Source data:
== == ==

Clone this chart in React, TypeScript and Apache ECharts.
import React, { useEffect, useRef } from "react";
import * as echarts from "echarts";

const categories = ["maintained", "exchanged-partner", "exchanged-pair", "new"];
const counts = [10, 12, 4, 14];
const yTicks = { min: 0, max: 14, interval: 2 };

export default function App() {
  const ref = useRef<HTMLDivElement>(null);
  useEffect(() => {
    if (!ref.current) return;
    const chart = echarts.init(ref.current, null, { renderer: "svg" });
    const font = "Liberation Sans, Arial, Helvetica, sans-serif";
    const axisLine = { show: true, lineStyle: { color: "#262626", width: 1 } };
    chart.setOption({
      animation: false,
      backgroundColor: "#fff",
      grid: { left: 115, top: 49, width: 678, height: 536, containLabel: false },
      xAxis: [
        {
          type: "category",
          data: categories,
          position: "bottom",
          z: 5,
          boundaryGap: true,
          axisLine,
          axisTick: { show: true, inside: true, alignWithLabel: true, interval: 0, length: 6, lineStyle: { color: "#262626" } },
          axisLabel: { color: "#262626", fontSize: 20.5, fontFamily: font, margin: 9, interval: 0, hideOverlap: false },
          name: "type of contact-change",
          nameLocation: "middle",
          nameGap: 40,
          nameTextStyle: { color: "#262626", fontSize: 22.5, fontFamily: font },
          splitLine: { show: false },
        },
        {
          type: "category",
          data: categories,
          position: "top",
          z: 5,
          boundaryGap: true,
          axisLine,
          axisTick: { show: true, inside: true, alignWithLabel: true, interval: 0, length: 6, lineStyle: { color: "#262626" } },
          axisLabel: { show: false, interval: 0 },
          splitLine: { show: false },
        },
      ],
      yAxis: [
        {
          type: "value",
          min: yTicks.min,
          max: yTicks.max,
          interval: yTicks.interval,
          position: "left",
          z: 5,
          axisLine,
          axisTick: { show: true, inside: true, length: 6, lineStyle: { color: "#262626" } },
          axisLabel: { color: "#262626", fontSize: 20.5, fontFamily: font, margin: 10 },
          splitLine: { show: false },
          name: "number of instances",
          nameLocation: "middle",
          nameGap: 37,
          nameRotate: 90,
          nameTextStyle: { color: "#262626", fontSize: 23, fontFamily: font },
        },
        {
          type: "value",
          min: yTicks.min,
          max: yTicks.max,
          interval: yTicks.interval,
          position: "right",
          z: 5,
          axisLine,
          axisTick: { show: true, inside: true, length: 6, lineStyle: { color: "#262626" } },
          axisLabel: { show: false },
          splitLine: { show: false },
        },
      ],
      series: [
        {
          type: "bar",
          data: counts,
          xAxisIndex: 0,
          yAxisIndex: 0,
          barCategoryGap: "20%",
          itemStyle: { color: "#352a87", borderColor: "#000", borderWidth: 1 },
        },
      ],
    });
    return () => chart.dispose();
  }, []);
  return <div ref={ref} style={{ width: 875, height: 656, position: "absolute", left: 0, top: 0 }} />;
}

== == ==

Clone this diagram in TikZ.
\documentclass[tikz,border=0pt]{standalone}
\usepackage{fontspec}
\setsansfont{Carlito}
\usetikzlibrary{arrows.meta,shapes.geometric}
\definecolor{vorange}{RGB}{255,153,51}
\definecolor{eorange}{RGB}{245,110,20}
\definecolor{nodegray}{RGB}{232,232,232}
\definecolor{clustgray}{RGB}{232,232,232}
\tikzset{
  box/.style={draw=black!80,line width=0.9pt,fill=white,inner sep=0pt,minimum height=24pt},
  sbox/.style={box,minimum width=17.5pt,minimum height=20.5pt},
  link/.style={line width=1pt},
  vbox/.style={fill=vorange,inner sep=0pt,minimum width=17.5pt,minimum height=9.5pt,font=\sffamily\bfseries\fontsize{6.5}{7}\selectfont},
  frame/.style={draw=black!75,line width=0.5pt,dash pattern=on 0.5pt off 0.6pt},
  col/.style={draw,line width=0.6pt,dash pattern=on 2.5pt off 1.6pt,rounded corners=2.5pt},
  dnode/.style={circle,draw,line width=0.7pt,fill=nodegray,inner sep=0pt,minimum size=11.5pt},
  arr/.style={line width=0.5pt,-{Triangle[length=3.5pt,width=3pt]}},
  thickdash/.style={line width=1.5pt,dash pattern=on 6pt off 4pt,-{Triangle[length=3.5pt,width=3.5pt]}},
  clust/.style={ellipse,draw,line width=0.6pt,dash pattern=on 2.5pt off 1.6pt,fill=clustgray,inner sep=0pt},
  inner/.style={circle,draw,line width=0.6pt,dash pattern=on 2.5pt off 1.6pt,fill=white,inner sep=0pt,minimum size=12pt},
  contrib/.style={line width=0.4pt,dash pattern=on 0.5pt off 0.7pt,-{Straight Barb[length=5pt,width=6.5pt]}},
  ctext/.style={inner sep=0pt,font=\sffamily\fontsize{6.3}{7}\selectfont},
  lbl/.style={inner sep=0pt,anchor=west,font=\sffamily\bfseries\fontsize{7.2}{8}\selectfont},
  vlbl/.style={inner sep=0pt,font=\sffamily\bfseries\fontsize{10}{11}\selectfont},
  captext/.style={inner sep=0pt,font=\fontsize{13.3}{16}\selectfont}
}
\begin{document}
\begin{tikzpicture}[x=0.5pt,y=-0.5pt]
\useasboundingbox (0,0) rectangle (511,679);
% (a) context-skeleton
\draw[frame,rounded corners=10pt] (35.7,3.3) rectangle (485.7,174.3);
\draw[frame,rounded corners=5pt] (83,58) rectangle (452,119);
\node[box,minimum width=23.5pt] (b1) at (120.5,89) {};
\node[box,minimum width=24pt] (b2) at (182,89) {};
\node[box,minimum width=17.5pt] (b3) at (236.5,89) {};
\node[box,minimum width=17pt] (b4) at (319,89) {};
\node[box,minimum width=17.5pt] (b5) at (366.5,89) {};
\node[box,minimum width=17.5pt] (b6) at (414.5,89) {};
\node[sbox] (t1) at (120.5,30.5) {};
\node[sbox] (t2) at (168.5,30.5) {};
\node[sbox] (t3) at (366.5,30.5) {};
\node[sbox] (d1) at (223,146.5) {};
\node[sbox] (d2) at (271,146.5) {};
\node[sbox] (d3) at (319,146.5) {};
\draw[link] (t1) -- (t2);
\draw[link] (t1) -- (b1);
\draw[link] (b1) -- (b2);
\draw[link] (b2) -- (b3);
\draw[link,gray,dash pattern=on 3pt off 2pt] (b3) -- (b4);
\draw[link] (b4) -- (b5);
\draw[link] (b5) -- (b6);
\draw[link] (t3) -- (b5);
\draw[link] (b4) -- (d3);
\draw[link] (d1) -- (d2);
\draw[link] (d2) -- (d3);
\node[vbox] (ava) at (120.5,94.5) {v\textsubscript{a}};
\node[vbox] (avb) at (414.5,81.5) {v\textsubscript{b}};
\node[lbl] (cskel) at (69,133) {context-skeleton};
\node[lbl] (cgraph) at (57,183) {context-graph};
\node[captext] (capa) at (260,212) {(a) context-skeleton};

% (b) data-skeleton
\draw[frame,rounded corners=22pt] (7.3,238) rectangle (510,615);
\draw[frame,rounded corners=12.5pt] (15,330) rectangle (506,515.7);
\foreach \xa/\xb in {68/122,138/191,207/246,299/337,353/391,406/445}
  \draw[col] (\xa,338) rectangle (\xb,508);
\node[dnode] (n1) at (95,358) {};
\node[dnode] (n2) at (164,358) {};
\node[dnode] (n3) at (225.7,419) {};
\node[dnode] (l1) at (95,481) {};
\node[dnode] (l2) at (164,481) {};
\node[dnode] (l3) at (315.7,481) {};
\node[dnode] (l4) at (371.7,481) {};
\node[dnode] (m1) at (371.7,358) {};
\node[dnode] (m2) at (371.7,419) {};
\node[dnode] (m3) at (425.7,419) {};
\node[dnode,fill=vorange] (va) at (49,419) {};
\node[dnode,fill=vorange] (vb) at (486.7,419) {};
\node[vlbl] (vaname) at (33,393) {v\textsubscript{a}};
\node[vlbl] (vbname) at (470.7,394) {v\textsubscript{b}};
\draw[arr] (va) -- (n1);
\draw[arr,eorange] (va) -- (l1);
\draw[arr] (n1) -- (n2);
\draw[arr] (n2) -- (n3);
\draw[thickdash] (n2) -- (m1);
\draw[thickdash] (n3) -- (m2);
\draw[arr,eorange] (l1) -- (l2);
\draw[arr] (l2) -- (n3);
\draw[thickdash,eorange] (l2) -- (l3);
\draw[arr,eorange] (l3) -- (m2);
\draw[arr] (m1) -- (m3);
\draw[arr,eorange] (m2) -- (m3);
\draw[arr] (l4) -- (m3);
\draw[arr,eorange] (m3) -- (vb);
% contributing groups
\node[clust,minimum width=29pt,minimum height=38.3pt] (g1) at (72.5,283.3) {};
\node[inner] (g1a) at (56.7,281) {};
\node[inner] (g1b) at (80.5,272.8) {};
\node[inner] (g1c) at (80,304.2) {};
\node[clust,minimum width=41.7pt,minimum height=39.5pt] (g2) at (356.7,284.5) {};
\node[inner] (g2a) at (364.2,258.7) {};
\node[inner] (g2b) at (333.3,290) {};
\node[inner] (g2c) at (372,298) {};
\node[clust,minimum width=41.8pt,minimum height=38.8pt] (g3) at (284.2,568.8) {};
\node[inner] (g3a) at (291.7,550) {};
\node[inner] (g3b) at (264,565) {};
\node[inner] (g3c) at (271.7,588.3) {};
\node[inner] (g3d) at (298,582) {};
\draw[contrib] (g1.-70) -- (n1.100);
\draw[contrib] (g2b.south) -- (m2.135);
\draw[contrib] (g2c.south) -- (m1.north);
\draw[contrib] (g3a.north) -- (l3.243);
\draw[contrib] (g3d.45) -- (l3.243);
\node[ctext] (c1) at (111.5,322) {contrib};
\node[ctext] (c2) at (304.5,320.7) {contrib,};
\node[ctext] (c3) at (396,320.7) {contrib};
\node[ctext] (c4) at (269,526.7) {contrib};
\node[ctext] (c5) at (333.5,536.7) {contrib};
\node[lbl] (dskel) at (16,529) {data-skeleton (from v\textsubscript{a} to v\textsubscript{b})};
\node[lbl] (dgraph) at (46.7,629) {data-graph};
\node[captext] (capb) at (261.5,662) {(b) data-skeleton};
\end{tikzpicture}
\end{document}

== == ==

### Directions
Extract and reproduce exactly the lines opening with the line containing "Clone this chart" and closing with the line containing "14, interval: 2", inclusive.

### Complete output
Clone this chart in React, TypeScript and Apache ECharts.
import React, { useEffect, useRef } from "react";
import * as echarts from "echarts";

const categories = ["maintained", "exchanged-partner", "exchanged-pair", "new"];
const counts = [10, 12, 4, 14];
const yTicks = { min: 0, max: 14, interval: 2 };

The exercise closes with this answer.